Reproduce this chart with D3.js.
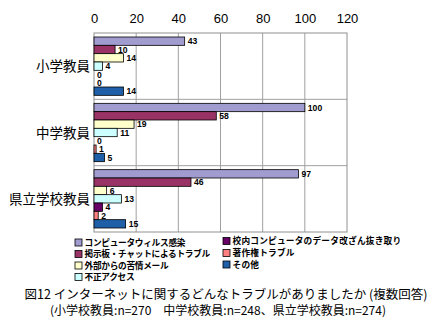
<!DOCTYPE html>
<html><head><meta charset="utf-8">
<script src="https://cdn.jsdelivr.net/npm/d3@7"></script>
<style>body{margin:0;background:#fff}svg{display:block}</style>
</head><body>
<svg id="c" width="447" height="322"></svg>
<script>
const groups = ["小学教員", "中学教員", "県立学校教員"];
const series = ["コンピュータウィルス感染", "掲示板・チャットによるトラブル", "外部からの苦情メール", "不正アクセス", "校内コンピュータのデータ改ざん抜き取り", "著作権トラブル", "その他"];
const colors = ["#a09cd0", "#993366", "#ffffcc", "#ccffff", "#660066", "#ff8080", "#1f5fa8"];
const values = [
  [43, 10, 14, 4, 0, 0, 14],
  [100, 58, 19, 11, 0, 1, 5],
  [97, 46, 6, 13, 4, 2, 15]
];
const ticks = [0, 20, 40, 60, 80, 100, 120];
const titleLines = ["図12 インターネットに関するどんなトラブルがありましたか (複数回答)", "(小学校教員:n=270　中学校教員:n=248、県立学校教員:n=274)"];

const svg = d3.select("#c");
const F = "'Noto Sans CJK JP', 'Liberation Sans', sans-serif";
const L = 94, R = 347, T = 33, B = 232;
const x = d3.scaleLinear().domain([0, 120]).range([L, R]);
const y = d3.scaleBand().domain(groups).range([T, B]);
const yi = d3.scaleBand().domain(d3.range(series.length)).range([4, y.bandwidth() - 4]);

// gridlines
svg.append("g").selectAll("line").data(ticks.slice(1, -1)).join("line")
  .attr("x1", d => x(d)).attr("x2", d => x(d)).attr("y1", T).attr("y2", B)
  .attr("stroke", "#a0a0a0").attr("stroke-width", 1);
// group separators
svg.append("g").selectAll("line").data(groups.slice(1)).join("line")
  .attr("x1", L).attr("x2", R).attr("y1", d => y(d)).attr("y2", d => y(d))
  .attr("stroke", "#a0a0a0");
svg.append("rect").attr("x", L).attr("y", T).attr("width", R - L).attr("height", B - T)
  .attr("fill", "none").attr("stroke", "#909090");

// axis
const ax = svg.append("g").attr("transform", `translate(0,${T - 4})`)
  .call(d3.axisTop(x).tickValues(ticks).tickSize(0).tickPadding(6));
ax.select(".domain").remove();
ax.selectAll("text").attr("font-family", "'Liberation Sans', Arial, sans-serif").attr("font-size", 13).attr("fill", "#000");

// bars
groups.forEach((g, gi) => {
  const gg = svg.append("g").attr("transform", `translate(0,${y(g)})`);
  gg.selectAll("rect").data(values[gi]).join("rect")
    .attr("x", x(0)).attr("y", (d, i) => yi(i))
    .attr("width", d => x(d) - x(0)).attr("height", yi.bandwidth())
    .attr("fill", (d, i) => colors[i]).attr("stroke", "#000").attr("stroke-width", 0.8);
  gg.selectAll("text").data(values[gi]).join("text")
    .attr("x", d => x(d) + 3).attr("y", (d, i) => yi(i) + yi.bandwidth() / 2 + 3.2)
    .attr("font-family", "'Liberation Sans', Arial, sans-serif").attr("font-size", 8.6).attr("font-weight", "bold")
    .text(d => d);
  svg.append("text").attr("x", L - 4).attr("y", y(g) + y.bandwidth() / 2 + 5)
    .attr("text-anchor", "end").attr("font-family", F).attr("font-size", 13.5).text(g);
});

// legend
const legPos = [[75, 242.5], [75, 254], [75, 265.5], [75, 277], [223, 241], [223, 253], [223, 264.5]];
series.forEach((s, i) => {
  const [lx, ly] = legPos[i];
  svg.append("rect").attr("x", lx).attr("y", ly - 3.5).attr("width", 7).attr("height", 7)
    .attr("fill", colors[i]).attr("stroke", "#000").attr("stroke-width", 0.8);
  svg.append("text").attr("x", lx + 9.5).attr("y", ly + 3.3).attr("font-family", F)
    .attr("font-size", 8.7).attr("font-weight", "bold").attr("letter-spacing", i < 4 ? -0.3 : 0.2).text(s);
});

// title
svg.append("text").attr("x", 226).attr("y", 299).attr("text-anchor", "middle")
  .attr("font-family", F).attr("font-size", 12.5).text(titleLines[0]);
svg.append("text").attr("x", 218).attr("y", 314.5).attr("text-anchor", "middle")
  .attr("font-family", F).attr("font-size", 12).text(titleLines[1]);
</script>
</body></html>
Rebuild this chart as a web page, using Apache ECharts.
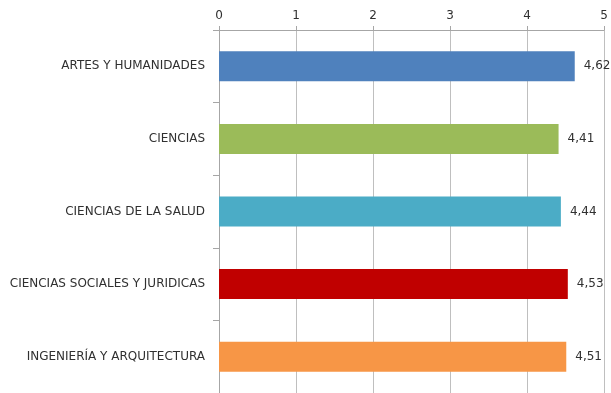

☆ ☆ ☆ ☆ ☆

*WORK TO DO*.
Do not copy the pictures, but repeat every line exactly.

*FULL RESPONSE*.
Reproduce this chart with D3.js.
<!DOCTYPE html>
<html><head><meta charset="utf-8">
<script src="https://cdn.jsdelivr.net/npm/d3@7"></script>
<style>body{margin:0;background:#fff}svg{display:block}</style>
</head><body>
<svg id="c" width="447" height="322"></svg>
<script>
const groups = ["小学教員", "中学教員", "県立学校教員"];
const series = ["コンピュータウィルス感染", "掲示板・チャットによるトラブル", "外部からの苦情メール", "不正アクセス", "校内コンピュータのデータ改ざん抜き取り", "著作権トラブル", "その他"];
const colors = ["#a09cd0", "#993366", "#ffffcc", "#ccffff", "#660066", "#ff8080", "#1f5fa8"];
const values = [
  [43, 10, 14, 4, 0, 0, 14],
  [100, 58, 19, 11, 0, 1, 5],
  [97, 46, 6, 13, 4, 2, 15]
];
const ticks = [0, 20, 40, 60, 80, 100, 120];
const titleLines = ["図12 インターネットに関するどんなトラブルがありましたか (複数回答)", "(小学校教員:n=270　中学校教員:n=248、県立学校教員:n=274)"];

const svg = d3.select("#c");
const F = "'Noto Sans CJK JP', 'Liberation Sans', sans-serif";
const L = 94, R = 347, T = 33, B = 232;
const x = d3.scaleLinear().domain([0, 120]).range([L, R]);
const y = d3.scaleBand().domain(groups).range([T, B]);
const yi = d3.scaleBand().domain(d3.range(series.length)).range([4, y.bandwidth() - 4]);

// gridlines
svg.append("g").selectAll("line").data(ticks.slice(1, -1)).join("line")
  .attr("x1", d => x(d)).attr("x2", d => x(d)).attr("y1", T).attr("y2", B)
  .attr("stroke", "#a0a0a0").attr("stroke-width", 1);
// group separators
svg.append("g").selectAll("line").data(groups.slice(1)).join("line")
  .attr("x1", L).attr("x2", R).attr("y1", d => y(d)).attr("y2", d => y(d))
  .attr("stroke", "#a0a0a0");
svg.append("rect").attr("x", L).attr("y", T).attr("width", R - L).attr("height", B - T)
  .attr("fill", "none").attr("stroke", "#909090");

// axis
const ax = svg.append("g").attr("transform", `translate(0,${T - 4})`)
  .call(d3.axisTop(x).tickValues(ticks).tickSize(0).tickPadding(6));
ax.select(".domain").remove();
ax.selectAll("text").attr("font-family", "'Liberation Sans', Arial, sans-serif").attr("font-size", 13).attr("fill", "#000");

// bars
groups.forEach((g, gi) => {
  const gg = svg.append("g").attr("transform", `translate(0,${y(g)})`);
  gg.selectAll("rect").data(values[gi]).join("rect")
    .attr("x", x(0)).attr("y", (d, i) => yi(i))
    .attr("width", d => x(d) - x(0)).attr("height", yi.bandwidth())
    .attr("fill", (d, i) => colors[i]).attr("stroke", "#000").attr("stroke-width", 0.8);
  gg.selectAll("text").data(values[gi]).join("text")
    .attr("x", d => x(d) + 3).attr("y", (d, i) => yi(i) + yi.bandwidth() / 2 + 3.2)
    .attr("font-family", "'Liberation Sans', Arial, sans-serif").attr("font-size", 8.6).attr("font-weight", "bold")
    .text(d => d);
  svg.append("text").attr("x", L - 4).attr("y", y(g) + y.bandwidth() / 2 + 5)
    .attr("text-anchor", "end").attr("font-family", F).attr("font-size", 13.5).text(g);
});

// legend
const legPos = [[75, 242.5], [75, 254], [75, 265.5], [75, 277], [223, 241], [223, 253], [223, 264.5]];
series.forEach((s, i) => {
  const [lx, ly] = legPos[i];
  svg.append("rect").attr("x", lx).attr("y", ly - 3.5).attr("width", 7).attr("height", 7)
    .attr("fill", colors[i]).attr("stroke", "#000").attr("stroke-width", 0.8);
  svg.append("text").attr("x", lx + 9.5).attr("y", ly + 3.3).attr("font-family", F)
    .attr("font-size", 8.7).attr("font-weight", "bold").attr("letter-spacing", i < 4 ? -0.3 : 0.2).text(s);
});

// title
svg.append("text").attr("x", 226).attr("y", 299).attr("text-anchor", "middle")
  .attr("font-family", F).attr("font-size", 12.5).text(titleLines[0]);
svg.append("text").attr("x", 218).attr("y", 314.5).attr("text-anchor", "middle")
  .attr("font-family", F).attr("font-size", 12).text(titleLines[1]);
</script>
</body></html>
Rebuild this chart as a web page, using Apache ECharts.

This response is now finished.